The shipment in the Harriman Bros. Case was from Missouri to Oklahoma, and the case was tried in Texas. All of those states have statutes of limitations allowing from 4 to 6 years to commence the action; yet the court held that a limitation of 90 days in the contract was controlling. This ruling was affirmed in Leigh Ellis Co. v. Payne, tried in the District Court of the Fifth Circuit, 274 F. 443, and affirmed in the Circuit Court of Appeals, Leigh Ellis Co. v. Davis, 276 F. 400, and by the Supreme Court of the United States 260 U.S. 682, 43 S.Ct. 243, 67 L.Ed. 460.

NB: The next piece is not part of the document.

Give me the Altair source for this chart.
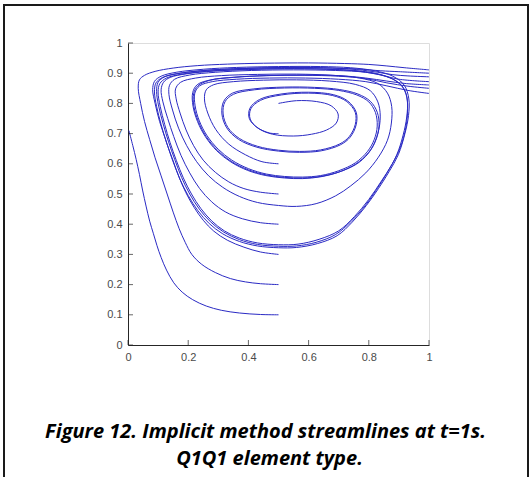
import altair as alt
import pandas as pd

# Streamlines seeded along x = 0.5 (flow circulates clockwise, driven by the lid)
sl_01 = [(0.500, 0.100), (0.440, 0.101), (0.370, 0.106), (0.310, 0.115), (0.260, 0.129), (0.215, 0.150),
         (0.180, 0.175), (0.152, 0.206), (0.128, 0.248), (0.110, 0.290), (0.096, 0.330), (0.084, 0.370),
         (0.072, 0.410), (0.060, 0.460), (0.049, 0.510), (0.038, 0.565), (0.027, 0.615), (0.016, 0.660),
         (0.003, 0.710)]

sl_02 = [(0.500, 0.200), (0.440, 0.203), (0.390, 0.209), (0.340, 0.220), (0.290, 0.240), (0.245, 0.267),
         (0.212, 0.300), (0.190, 0.340), (0.170, 0.385), (0.150, 0.440), (0.130, 0.500), (0.110, 0.560),
         (0.090, 0.620), (0.072, 0.680), (0.055, 0.740), (0.042, 0.800), (0.034, 0.850), (0.038, 0.878),
         (0.055, 0.893), (0.090, 0.906), (0.150, 0.917), (0.230, 0.925), (0.330, 0.930), (0.450, 0.933),
         (0.600, 0.934), (0.720, 0.932), (0.800, 0.929), (0.860, 0.924), (0.920, 0.918), (1.000, 0.911)]

sl_03 = [(0.500, 0.300), (0.440, 0.308), (0.385, 0.324), (0.330, 0.347), (0.285, 0.377), (0.250, 0.413),
         (0.220, 0.455), (0.192, 0.505), (0.168, 0.560), (0.145, 0.620), (0.125, 0.680), (0.105, 0.740),
         (0.090, 0.800), (0.082, 0.845), (0.088, 0.873), (0.110, 0.890), (0.160, 0.903), (0.250, 0.913),
         (0.360, 0.919), (0.500, 0.922), (0.640, 0.922), (0.740, 0.918), (0.820, 0.908), (0.880, 0.890),
         (0.918, 0.860), (0.933, 0.815), (0.932, 0.760), (0.920, 0.700), (0.898, 0.630), (0.868, 0.575),
         (0.832, 0.518), (0.792, 0.462), (0.745, 0.407), (0.695, 0.362), (0.630, 0.336), (0.560, 0.323),
         (0.500, 0.322), (0.430, 0.328), (0.370, 0.343), (0.315, 0.368), (0.270, 0.402), (0.232, 0.445),
         (0.200, 0.495), (0.172, 0.550), (0.150, 0.610), (0.128, 0.670), (0.110, 0.730), (0.095, 0.790),
         (0.088, 0.838), (0.093, 0.868), (0.115, 0.886), (0.165, 0.899), (0.255, 0.909), (0.370, 0.915),
         (0.500, 0.918), (0.640, 0.918), (0.760, 0.914), (0.840, 0.908), (0.900, 0.905), (1.000, 0.900)]

sl_04 = [(0.500, 0.400), (0.440, 0.405), (0.380, 0.418), (0.325, 0.440), (0.278, 0.474), (0.238, 0.518),
         (0.205, 0.570), (0.176, 0.628), (0.152, 0.690), (0.132, 0.750), (0.116, 0.805), (0.110, 0.845),
         (0.118, 0.870), (0.140, 0.886), (0.195, 0.898), (0.285, 0.907), (0.400, 0.912), (0.520, 0.915),
         (0.650, 0.914), (0.750, 0.909), (0.825, 0.899), (0.880, 0.880), (0.915, 0.852), (0.928, 0.810),
         (0.926, 0.755), (0.914, 0.695), (0.893, 0.630), (0.862, 0.572), (0.826, 0.515), (0.787, 0.460),
         (0.740, 0.408), (0.690, 0.366), (0.625, 0.340), (0.560, 0.328), (0.500, 0.327), (0.430, 0.333),
         (0.370, 0.349), (0.318, 0.374), (0.274, 0.408), (0.237, 0.450), (0.205, 0.500), (0.178, 0.555),
         (0.155, 0.615), (0.134, 0.675), (0.116, 0.735), (0.101, 0.795), (0.095, 0.840), (0.100, 0.870),
         (0.122, 0.888), (0.175, 0.900), (0.265, 0.910), (0.380, 0.916), (0.510, 0.919), (0.650, 0.918),
         (0.760, 0.912), (0.830, 0.903), (0.880, 0.895), (0.930, 0.891), (1.000, 0.888)]

sl_05 = [(0.500, 0.500), (0.440, 0.506), (0.385, 0.518), (0.335, 0.540), (0.290, 0.572), (0.250, 0.612),
         (0.218, 0.660), (0.193, 0.712), (0.173, 0.768), (0.160, 0.815), (0.158, 0.848), (0.175, 0.870),
         (0.225, 0.884), (0.310, 0.892), (0.430, 0.896), (0.560, 0.897), (0.680, 0.893), (0.770, 0.884),
         (0.830, 0.866), (0.862, 0.834), (0.876, 0.790), (0.875, 0.735), (0.862, 0.678), (0.832, 0.622),
         (0.790, 0.570), (0.740, 0.527), (0.690, 0.494), (0.625, 0.468), (0.560, 0.459), (0.500, 0.462),
         (0.430, 0.472), (0.370, 0.492), (0.315, 0.522), (0.268, 0.560), (0.228, 0.607), (0.195, 0.660),
         (0.168, 0.718), (0.148, 0.778), (0.136, 0.830), (0.138, 0.860), (0.155, 0.880), (0.205, 0.894),
         (0.290, 0.903), (0.410, 0.909), (0.550, 0.911), (0.690, 0.909), (0.790, 0.903), (0.855, 0.890),
         (0.900, 0.868), (0.924, 0.830), (0.929, 0.780), (0.923, 0.720), (0.905, 0.655), (0.877, 0.598),
         (0.840, 0.540), (0.800, 0.482), (0.752, 0.425), (0.700, 0.378), (0.635, 0.350), (0.565, 0.334),
         (0.500, 0.332), (0.430, 0.338), (0.370, 0.354), (0.320, 0.378), (0.278, 0.411), (0.242, 0.452),
         (0.211, 0.500), (0.184, 0.553), (0.161, 0.610), (0.140, 0.670), (0.122, 0.730), (0.107, 0.790),
         (0.100, 0.838), (0.106, 0.866), (0.128, 0.884), (0.180, 0.897), (0.270, 0.907), (0.390, 0.913),
         (0.520, 0.915), (0.660, 0.913), (0.770, 0.906), (0.840, 0.894), (0.900, 0.880), (1.000, 0.872)]

sl_06 = [(0.500, 0.600), (0.445, 0.607), (0.390, 0.630), (0.335, 0.665), (0.292, 0.713), (0.265, 0.768),
         (0.254, 0.815), (0.260, 0.845), (0.285, 0.862), (0.350, 0.872), (0.450, 0.877), (0.560, 0.878),
         (0.670, 0.874), (0.755, 0.863), (0.805, 0.842), (0.830, 0.805), (0.838, 0.758), (0.830, 0.700),
         (0.808, 0.648), (0.768, 0.605), (0.710, 0.576), (0.645, 0.559), (0.580, 0.553), (0.520, 0.555),
         (0.460, 0.563), (0.400, 0.580), (0.345, 0.607), (0.298, 0.644), (0.260, 0.690), (0.234, 0.740),
         (0.219, 0.790), (0.218, 0.832), (0.232, 0.858), (0.270, 0.876), (0.350, 0.886), (0.460, 0.892),
         (0.580, 0.894), (0.700, 0.892), (0.790, 0.884), (0.860, 0.874), (0.920, 0.866), (1.000, 0.861)]

sl_07 = [(0.500, 0.700), (0.470, 0.702), (0.428, 0.721), (0.403, 0.750), (0.405, 0.784), (0.437, 0.813),
         (0.508, 0.831), (0.600, 0.837), (0.682, 0.829), (0.730, 0.808), (0.758, 0.771), (0.758, 0.729),
         (0.738, 0.688), (0.706, 0.663), (0.642, 0.643), (0.570, 0.638), (0.500, 0.642), (0.428, 0.655),
         (0.367, 0.681), (0.328, 0.719), (0.312, 0.765), (0.318, 0.807), (0.347, 0.834), (0.418, 0.848),
         (0.520, 0.854), (0.620, 0.853), (0.702, 0.846), (0.764, 0.831), (0.805, 0.807), (0.828, 0.771),
         (0.834, 0.725), (0.823, 0.678), (0.799, 0.637), (0.758, 0.600), (0.702, 0.573), (0.640, 0.557),
         (0.580, 0.551), (0.520, 0.553), (0.458, 0.561), (0.398, 0.578), (0.342, 0.606), (0.295, 0.643),
         (0.257, 0.690), (0.231, 0.740), (0.216, 0.791), (0.215, 0.836), (0.230, 0.862), (0.275, 0.878),
         (0.355, 0.887), (0.465, 0.892), (0.585, 0.893), (0.700, 0.890), (0.790, 0.882), (0.860, 0.868),
         (0.930, 0.857), (1.000, 0.850)]

sl_08 = [(0.500, 0.800), (0.560, 0.809), (0.627, 0.806), (0.675, 0.792), (0.698, 0.765), (0.692, 0.735),
         (0.660, 0.712), (0.610, 0.698), (0.549, 0.692), (0.480, 0.698), (0.432, 0.718), (0.406, 0.748),
         (0.408, 0.782), (0.440, 0.810), (0.510, 0.828), (0.600, 0.834), (0.680, 0.826), (0.727, 0.806),
         (0.755, 0.770), (0.755, 0.730), (0.735, 0.690), (0.704, 0.666), (0.640, 0.646), (0.570, 0.641),
         (0.500, 0.645), (0.430, 0.658), (0.370, 0.684), (0.332, 0.720), (0.316, 0.765), (0.322, 0.805),
         (0.350, 0.830), (0.420, 0.845), (0.520, 0.851), (0.620, 0.850), (0.700, 0.843), (0.760, 0.828),
         (0.800, 0.805), (0.822, 0.770), (0.828, 0.725), (0.818, 0.680), (0.795, 0.640), (0.755, 0.603),
         (0.700, 0.577), (0.640, 0.561), (0.580, 0.556), (0.520, 0.558), (0.460, 0.566), (0.400, 0.584),
         (0.345, 0.612), (0.300, 0.648), (0.262, 0.694), (0.237, 0.742), (0.223, 0.792), (0.222, 0.834),
         (0.238, 0.858), (0.280, 0.872), (0.360, 0.880), (0.470, 0.884), (0.590, 0.884), (0.700, 0.880),
         (0.790, 0.872), (0.860, 0.858), (0.930, 0.843), (1.000, 0.833)]

streamlines = {"s01": sl_01, "s02": sl_02, "s03": sl_03, "s04": sl_04,
               "s05": sl_05, "s06": sl_06, "s07": sl_07, "s08": sl_08}

x_ticks = [0, 0.2, 0.4, 0.6, 0.8, 1]
y_ticks = [0, 0.1, 0.2, 0.3, 0.4, 0.5, 0.6, 0.7, 0.8, 0.9, 1]

caption_1 = "Figure 12. Implicit method streamlines at t=1s."
caption_2 = "Q1Q1 element type."

rows = []
for name, pts in streamlines.items():
    for i, (px, py) in enumerate(pts):
        rows.append({"line": name, "step": i, "x": px, "y": py})
df = pd.DataFrame(rows)

W, H = 301, 302
x_scale = alt.Scale(domain=[0, 1], nice=False, zero=False)
y_scale = alt.Scale(domain=[0, 1], nice=False, zero=False)

axis_style = dict(grid=False, ticks=False, domainColor="#262626", domainWidth=1,
                  labelColor="#4a4a4a", labelFont="Liberation Sans", labelFontSize=11,
                  labelPadding=6, format="~g", title=None)
x_axis = alt.Axis(values=x_ticks, labelFlush=False, **axis_style)
y_axis = alt.Axis(values=y_ticks, labelFlush=False, **axis_style)

lines = alt.Chart(df).mark_line(
    interpolate="catmull-rom", color="#2a2ac4", strokeWidth=1.0, clip=True
).encode(
    x=alt.X("x:Q", scale=x_scale, axis=x_axis),
    y=alt.Y("y:Q", scale=y_scale, axis=y_axis),
    detail="line:N",
    order="step:Q",
)

# inward tick marks, MATLAB style
xt = alt.Chart(pd.DataFrame({"x": x_ticks})).mark_tick(
    orient="vertical", color="#262626", size=5, thickness=1
).encode(x=alt.X("x:Q", scale=x_scale, axis=x_axis), y=alt.value(H - 2.5))
yt = alt.Chart(pd.DataFrame({"y": y_ticks})).mark_tick(
    orient="horizontal", color="#262626", size=5, thickness=1
).encode(y=alt.Y("y:Q", scale=y_scale, axis=y_axis), x=alt.value(2.5))

# figure frame around plot and caption
frame = alt.Chart(alt.Data(values=[{}])).mark_rect(
    filled=False, stroke="#1a1a1a", strokeWidth=2
).encode(x=alt.value(-124), x2=alt.value(400), y=alt.value(-38), y2=alt.value(446))

cap_style = dict(font="Open Sans", fontSize=20, fontStyle="italic", fontWeight="bold",
                 color="#000000", align="center", baseline="middle")
cap1 = alt.Chart(alt.Data(values=[{"t": caption_1}])).mark_text(**cap_style).encode(
    text="t:N", x=alt.value(W / 2 - 13), y=alt.value(388.5))
cap2 = alt.Chart(alt.Data(values=[{"t": caption_2}])).mark_text(**cap_style).encode(
    text="t:N", x=alt.value(W / 2 - 9), y=alt.value(415.5))

chart = alt.layer(frame, lines, xt, yt, cap1, cap2).properties(
    width=W, height=H,
    padding={"left": 128, "top": 43, "right": 102, "bottom": 132},
    autosize=alt.AutoSizeParams(type="none"),
).configure_view(stroke="#9a9a9a", strokeWidth=1).configure(background="white")

chart.save("out.html", embed_options={"renderer": "svg", "actions": False})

Appellant calls our attention to section 897, R.C. of 1919. This section reads as follows: "Every stipulation or condition in a contract, by which any party thereto is restricted from enforcing his rights under the contract by the usual legal proceedings in the ordinary tribunals, or which limits the time within which he may thus enforce his rights, is void."
He also calls our attention to section 2269, R.C. 1919. This section reads as follows: "If an action be commenced within the time prescribed therefor, and a judgment therein be reversed on appeal, the plaintiff, or, if he die and the cause of action survive, his heirs or representatives, may commence a new action within one year after the reversal."
Were it not for the federal question involved in this case, these two sections, of course, might be applicable, but where the contract is controlled by the federal law, these two sections have no application.
It is true, as defendant contends, this action is pending in the state court, but because of the fact that a federal question is involved, our decision is appealable to the Supreme Court of the United States and ultimately the case will be decided by the federal rule, and we believe the conclusion reached by the trial court is right.
The judgment and order appealed from are affirmed.
WARREN, P.J., and CAMPBELL, ROBERTS, and RUDOLPH, JJ., concur.